**Your objective:** Retype the material that follows, keeping every word as it is.

**Data provided:**

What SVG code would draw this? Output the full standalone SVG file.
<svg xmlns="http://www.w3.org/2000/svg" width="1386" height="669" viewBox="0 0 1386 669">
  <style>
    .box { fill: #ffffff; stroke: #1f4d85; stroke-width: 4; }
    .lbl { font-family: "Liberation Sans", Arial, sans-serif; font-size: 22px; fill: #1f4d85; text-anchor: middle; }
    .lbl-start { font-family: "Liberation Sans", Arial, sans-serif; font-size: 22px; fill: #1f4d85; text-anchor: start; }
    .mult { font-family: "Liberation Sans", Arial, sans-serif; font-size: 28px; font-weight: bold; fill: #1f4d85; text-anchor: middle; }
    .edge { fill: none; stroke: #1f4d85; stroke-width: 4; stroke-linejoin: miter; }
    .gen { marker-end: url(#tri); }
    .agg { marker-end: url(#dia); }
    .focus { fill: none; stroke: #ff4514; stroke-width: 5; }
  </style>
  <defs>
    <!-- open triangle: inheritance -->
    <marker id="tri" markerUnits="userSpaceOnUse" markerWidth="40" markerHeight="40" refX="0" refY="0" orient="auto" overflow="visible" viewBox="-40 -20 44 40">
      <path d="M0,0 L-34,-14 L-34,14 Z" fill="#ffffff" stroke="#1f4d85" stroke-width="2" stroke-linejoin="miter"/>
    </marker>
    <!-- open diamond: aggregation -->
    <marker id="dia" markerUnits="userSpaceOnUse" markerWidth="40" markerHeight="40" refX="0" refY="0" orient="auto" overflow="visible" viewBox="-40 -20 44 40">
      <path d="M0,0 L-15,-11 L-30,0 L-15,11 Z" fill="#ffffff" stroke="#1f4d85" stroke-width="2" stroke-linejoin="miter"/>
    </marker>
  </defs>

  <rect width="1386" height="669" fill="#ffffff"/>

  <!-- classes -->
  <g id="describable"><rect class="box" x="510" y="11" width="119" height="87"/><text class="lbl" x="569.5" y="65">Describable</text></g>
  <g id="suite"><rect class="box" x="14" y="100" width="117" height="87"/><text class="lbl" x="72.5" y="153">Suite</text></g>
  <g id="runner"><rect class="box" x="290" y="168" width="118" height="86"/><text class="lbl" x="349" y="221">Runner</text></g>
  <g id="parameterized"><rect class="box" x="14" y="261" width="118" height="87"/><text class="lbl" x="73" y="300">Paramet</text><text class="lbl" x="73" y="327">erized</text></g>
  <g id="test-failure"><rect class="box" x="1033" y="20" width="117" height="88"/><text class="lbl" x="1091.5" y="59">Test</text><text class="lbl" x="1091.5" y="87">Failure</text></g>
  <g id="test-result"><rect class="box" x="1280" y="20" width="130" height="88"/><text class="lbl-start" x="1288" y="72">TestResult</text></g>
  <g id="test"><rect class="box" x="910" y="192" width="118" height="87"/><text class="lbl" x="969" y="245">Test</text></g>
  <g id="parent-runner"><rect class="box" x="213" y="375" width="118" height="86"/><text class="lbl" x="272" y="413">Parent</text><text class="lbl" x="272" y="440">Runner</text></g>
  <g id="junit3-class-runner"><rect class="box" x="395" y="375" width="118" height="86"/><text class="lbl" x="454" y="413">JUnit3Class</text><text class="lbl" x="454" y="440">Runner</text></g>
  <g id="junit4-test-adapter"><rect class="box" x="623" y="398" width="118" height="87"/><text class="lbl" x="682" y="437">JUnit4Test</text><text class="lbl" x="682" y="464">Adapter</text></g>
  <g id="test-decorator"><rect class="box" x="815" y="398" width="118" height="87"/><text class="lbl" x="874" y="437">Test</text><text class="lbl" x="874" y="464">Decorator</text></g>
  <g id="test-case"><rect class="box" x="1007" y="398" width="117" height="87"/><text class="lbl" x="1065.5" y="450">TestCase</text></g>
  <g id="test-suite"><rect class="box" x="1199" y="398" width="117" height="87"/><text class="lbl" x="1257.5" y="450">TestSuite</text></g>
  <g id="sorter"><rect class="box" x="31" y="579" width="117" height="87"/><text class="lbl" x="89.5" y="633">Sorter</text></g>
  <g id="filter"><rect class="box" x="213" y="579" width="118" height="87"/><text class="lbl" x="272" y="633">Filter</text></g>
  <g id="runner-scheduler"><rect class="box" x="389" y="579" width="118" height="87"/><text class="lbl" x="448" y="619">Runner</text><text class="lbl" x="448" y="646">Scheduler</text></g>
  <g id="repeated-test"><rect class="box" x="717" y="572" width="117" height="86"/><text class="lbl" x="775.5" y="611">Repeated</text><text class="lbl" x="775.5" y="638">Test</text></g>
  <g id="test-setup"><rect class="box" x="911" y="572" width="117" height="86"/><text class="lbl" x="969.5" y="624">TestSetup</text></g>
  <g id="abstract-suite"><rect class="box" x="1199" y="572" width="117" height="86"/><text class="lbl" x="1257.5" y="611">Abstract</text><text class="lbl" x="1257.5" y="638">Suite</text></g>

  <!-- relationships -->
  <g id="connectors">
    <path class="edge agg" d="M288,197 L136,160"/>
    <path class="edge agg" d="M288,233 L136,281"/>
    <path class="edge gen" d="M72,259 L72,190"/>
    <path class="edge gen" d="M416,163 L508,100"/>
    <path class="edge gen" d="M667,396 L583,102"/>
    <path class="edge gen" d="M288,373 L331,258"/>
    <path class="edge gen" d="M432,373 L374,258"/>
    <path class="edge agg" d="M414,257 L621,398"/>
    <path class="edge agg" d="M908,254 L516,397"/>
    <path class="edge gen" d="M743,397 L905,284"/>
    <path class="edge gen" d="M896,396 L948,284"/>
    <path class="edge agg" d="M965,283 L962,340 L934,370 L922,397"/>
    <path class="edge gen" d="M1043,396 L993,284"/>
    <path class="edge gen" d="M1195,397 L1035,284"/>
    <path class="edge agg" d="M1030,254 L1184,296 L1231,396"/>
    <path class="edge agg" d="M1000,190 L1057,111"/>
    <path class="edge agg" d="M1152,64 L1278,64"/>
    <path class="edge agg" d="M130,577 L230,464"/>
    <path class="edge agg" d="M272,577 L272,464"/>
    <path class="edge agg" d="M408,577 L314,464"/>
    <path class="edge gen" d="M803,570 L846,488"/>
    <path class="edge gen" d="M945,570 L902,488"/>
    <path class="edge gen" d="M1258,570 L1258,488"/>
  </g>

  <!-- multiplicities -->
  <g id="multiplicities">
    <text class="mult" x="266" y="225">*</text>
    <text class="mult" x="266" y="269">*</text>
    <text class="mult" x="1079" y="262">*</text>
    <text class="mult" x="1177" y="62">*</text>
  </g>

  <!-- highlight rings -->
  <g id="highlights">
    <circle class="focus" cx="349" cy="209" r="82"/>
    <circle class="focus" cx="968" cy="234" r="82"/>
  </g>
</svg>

**Solution for this exercise:**
What SVG code would draw this? Output the full standalone SVG file.
<svg xmlns="http://www.w3.org/2000/svg" width="1386" height="669" viewBox="0 0 1386 669">
  <style>
    .box { fill: #ffffff; stroke: #1f4d85; stroke-width: 4; }
    .lbl { font-family: "Liberation Sans", Arial, sans-serif; font-size: 22px; fill: #1f4d85; text-anchor: middle; }
    .lbl-start { font-family: "Liberation Sans", Arial, sans-serif; font-size: 22px; fill: #1f4d85; text-anchor: start; }
    .mult { font-family: "Liberation Sans", Arial, sans-serif; font-size: 28px; font-weight: bold; fill: #1f4d85; text-anchor: middle; }
    .edge { fill: none; stroke: #1f4d85; stroke-width: 4; stroke-linejoin: miter; }
    .gen { marker-end: url(#tri); }
    .agg { marker-end: url(#dia); }
    .focus { fill: none; stroke: #ff4514; stroke-width: 5; }
  </style>
  <defs>
    <!-- open triangle: inheritance -->
    <marker id="tri" markerUnits="userSpaceOnUse" markerWidth="40" markerHeight="40" refX="0" refY="0" orient="auto" overflow="visible" viewBox="-40 -20 44 40">
      <path d="M0,0 L-34,-14 L-34,14 Z" fill="#ffffff" stroke="#1f4d85" stroke-width="2" stroke-linejoin="miter"/>
    </marker>
    <!-- open diamond: aggregation -->
    <marker id="dia" markerUnits="userSpaceOnUse" markerWidth="40" markerHeight="40" refX="0" refY="0" orient="auto" overflow="visible" viewBox="-40 -20 44 40">
      <path d="M0,0 L-15,-11 L-30,0 L-15,11 Z" fill="#ffffff" stroke="#1f4d85" stroke-width="2" stroke-linejoin="miter"/>
    </marker>
  </defs>

  <rect width="1386" height="669" fill="#ffffff"/>

  <!-- classes -->
  <g id="describable"><rect class="box" x="510" y="11" width="119" height="87"/><text class="lbl" x="569.5" y="65">Describable</text></g>
  <g id="suite"><rect class="box" x="14" y="100" width="117" height="87"/><text class="lbl" x="72.5" y="153">Suite</text></g>
  <g id="runner"><rect class="box" x="290" y="168" width="118" height="86"/><text class="lbl" x="349" y="221">Runner</text></g>
  <g id="parameterized"><rect class="box" x="14" y="261" width="118" height="87"/><text class="lbl" x="73" y="300">Paramet</text><text class="lbl" x="73" y="327">erized</text></g>
  <g id="test-failure"><rect class="box" x="1033" y="20" width="117" height="88"/><text class="lbl" x="1091.5" y="59">Test</text><text class="lbl" x="1091.5" y="87">Failure</text></g>
  <g id="test-result"><rect class="box" x="1280" y="20" width="130" height="88"/><text class="lbl-start" x="1288" y="72">TestResult</text></g>
  <g id="test"><rect class="box" x="910" y="192" width="118" height="87"/><text class="lbl" x="969" y="245">Test</text></g>
  <g id="parent-runner"><rect class="box" x="213" y="375" width="118" height="86"/><text class="lbl" x="272" y="413">Parent</text><text class="lbl" x="272" y="440">Runner</text></g>
  <g id="junit3-class-runner"><rect class="box" x="395" y="375" width="118" height="86"/><text class="lbl" x="454" y="413">JUnit3Class</text><text class="lbl" x="454" y="440">Runner</text></g>
  <g id="junit4-test-adapter"><rect class="box" x="623" y="398" width="118" height="87"/><text class="lbl" x="682" y="437">JUnit4Test</text><text class="lbl" x="682" y="464">Adapter</text></g>
  <g id="test-decorator"><rect class="box" x="815" y="398" width="118" height="87"/><text class="lbl" x="874" y="437">Test</text><text class="lbl" x="874" y="464">Decorator</text></g>
  <g id="test-case"><rect class="box" x="1007" y="398" width="117" height="87"/><text class="lbl" x="1065.5" y="450">TestCase</text></g>
  <g id="test-suite"><rect class="box" x="1199" y="398" width="117" height="87"/><text class="lbl" x="1257.5" y="450">TestSuite</text></g>
  <g id="sorter"><rect class="box" x="31" y="579" width="117" height="87"/><text class="lbl" x="89.5" y="633">Sorter</text></g>
  <g id="filter"><rect class="box" x="213" y="579" width="118" height="87"/><text class="lbl" x="272" y="633">Filter</text></g>
  <g id="runner-scheduler"><rect class="box" x="389" y="579" width="118" height="87"/><text class="lbl" x="448" y="619">Runner</text><text class="lbl" x="448" y="646">Scheduler</text></g>
  <g id="repeated-test"><rect class="box" x="717" y="572" width="117" height="86"/><text class="lbl" x="775.5" y="611">Repeated</text><text class="lbl" x="775.5" y="638">Test</text></g>
  <g id="test-setup"><rect class="box" x="911" y="572" width="117" height="86"/><text class="lbl" x="969.5" y="624">TestSetup</text></g>
  <g id="abstract-suite"><rect class="box" x="1199" y="572" width="117" height="86"/><text class="lbl" x="1257.5" y="611">Abstract</text><text class="lbl" x="1257.5" y="638">Suite</text></g>

  <!-- relationships -->
  <g id="connectors">
    <path class="edge agg" d="M288,197 L136,160"/>
    <path class="edge agg" d="M288,233 L136,281"/>
    <path class="edge gen" d="M72,259 L72,190"/>
    <path class="edge gen" d="M416,163 L508,100"/>
    <path class="edge gen" d="M667,396 L583,102"/>
    <path class="edge gen" d="M288,373 L331,258"/>
    <path class="edge gen" d="M432,373 L374,258"/>
    <path class="edge agg" d="M414,257 L621,398"/>
    <path class="edge agg" d="M908,254 L516,397"/>
    <path class="edge gen" d="M743,397 L905,284"/>
    <path class="edge gen" d="M896,396 L948,284"/>
    <path class="edge agg" d="M965,283 L962,340 L934,370 L922,397"/>
    <path class="edge gen" d="M1043,396 L993,284"/>
    <path class="edge gen" d="M1195,397 L1035,284"/>
    <path class="edge agg" d="M1030,254 L1184,296 L1231,396"/>
    <path class="edge agg" d="M1000,190 L1057,111"/>
    <path class="edge agg" d="M1152,64 L1278,64"/>
    <path class="edge agg" d="M130,577 L230,464"/>
    <path class="edge agg" d="M272,577 L272,464"/>
    <path class="edge agg" d="M408,577 L314,464"/>
    <path class="edge gen" d="M803,570 L846,488"/>
    <path class="edge gen" d="M945,570 L902,488"/>
    <path class="edge gen" d="M1258,570 L1258,488"/>
  </g>

  <!-- multiplicities -->
  <g id="multiplicities">
    <text class="mult" x="266" y="225">*</text>
    <text class="mult" x="266" y="269">*</text>
    <text class="mult" x="1079" y="262">*</text>
    <text class="mult" x="1177" y="62">*</text>
  </g>

  <!-- highlight rings -->
  <g id="highlights">
    <circle class="focus" cx="349" cy="209" r="82"/>
    <circle class="focus" cx="968" cy="234" r="82"/>
  </g>
</svg>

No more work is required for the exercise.